A COLLEGE FOR THE PACIFIC: Phil, a town planner with a doctoral degree in Education and Missions, has since 2015 been fully involved in his new role of Vice Principal at CLTC.
Fifty percent of his work involves teaching classes and mentoring students, particularly in the area of leadership. The College provides essential theological training to students from different language groups. Phil reports that “many churches in Melanesia have pastors with no theological training. False teaching continues to be a problem.”
The College offers diplomas, degrees and master’s degrees in theology, ministry and community transformation. The aim is to develop students’ theological thinking based around their own cultural values and heritage. Ideas and practices based on the teaching and examples of Christ become more meaningful when seen in Melanesian contexts. With around 300 full-time and 600 part-time and distance students, it is the main interdenominational theological college in the country, serving students from as far afield as the Solomon Islands, Vanuatu, Tonga and Samoa.
Phil finds his teaching and administration work very fulfilling. “It’s wonderfully rewarding to see the lights come on when a student suddenly reaches a new understanding or a new perspective on life.” The people of PNG have a background of traditional animist beliefs, “but the gospel has had an impact on the whole country.” Phil and Jill have served widely as missionaries, including in Nigeria from 2000 to 2009; for five of those years Phil was the SIM country director. Their three daughters undertook much of their schooling in Africa but are now settled back in New Zealand.
A SEASON OF CHANGE: The Taits returned to New Zealand from PNG in March 2020, just before lockdown began, and are uncertain when they will be able to return to PNG. But through the new realities of 2020, they say, “God has given opportunities and has done abundantly more than we expected.” Despite some Covid-19 restrictions, the College has kept operating, with the students remaining on campus.
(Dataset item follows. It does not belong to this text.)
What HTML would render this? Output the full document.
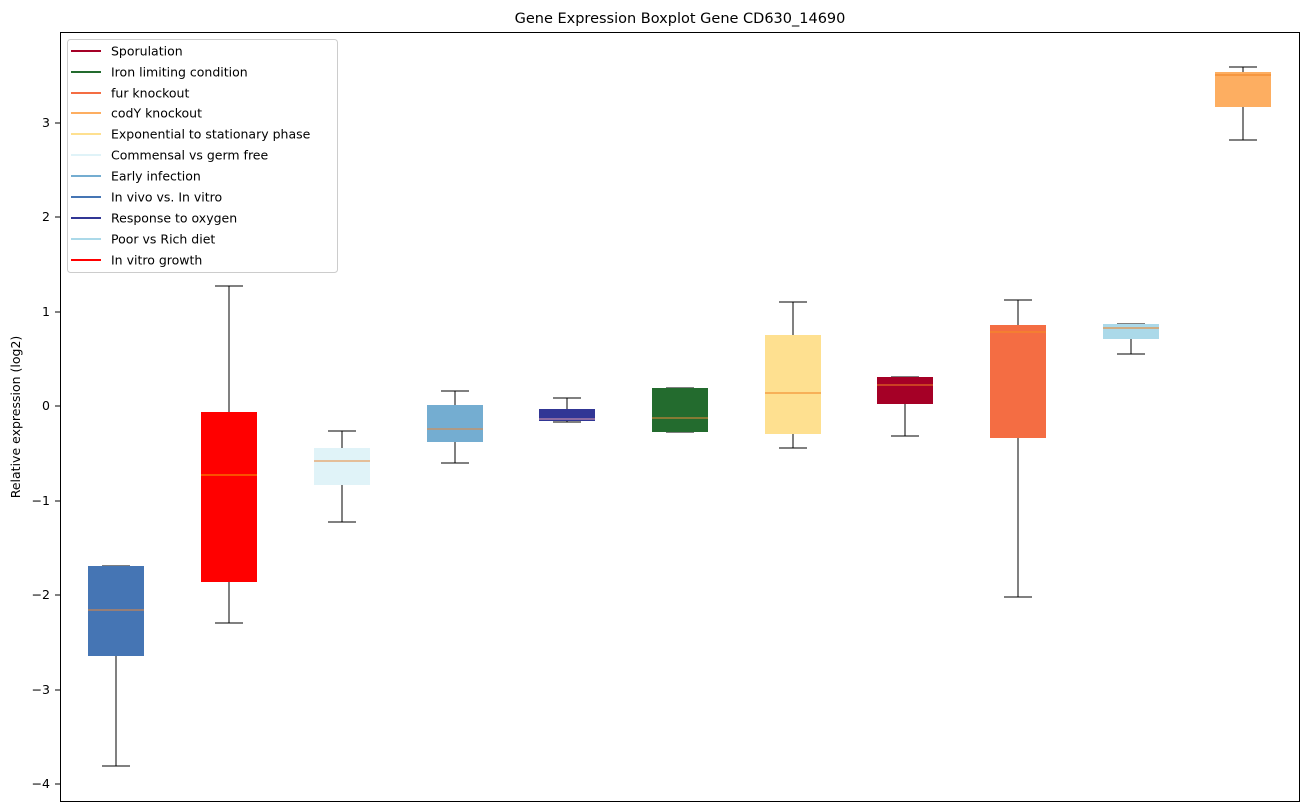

Over the past two years, Phil helped set up an online learning system at the College which has been a Godsend this year; it has been surprisingly effective. Phil says, “Our ministry in PNG has continued but with online teaching instead of classroom teaching, and giving more leadership responsibility to the Papua New Guineans. We have grieved the loss of face-to-face connection with many and have cried with our Papua New Guinean brothers and sisters as they have faced many struggles greater than ours. But we have seen God’s leading and we are thankful that we can continue to help and build into their lives from a distance.”
— David Blaker
Pray: The online teaching that Phil has done from NZ has been surprisingly effective — pray for the mentoring of staff and leadership decisions which are more difficult to do remotely. Pray for guidance about when to return to PNG, and for volunteers with expertise in dental work to assist at the new clinic.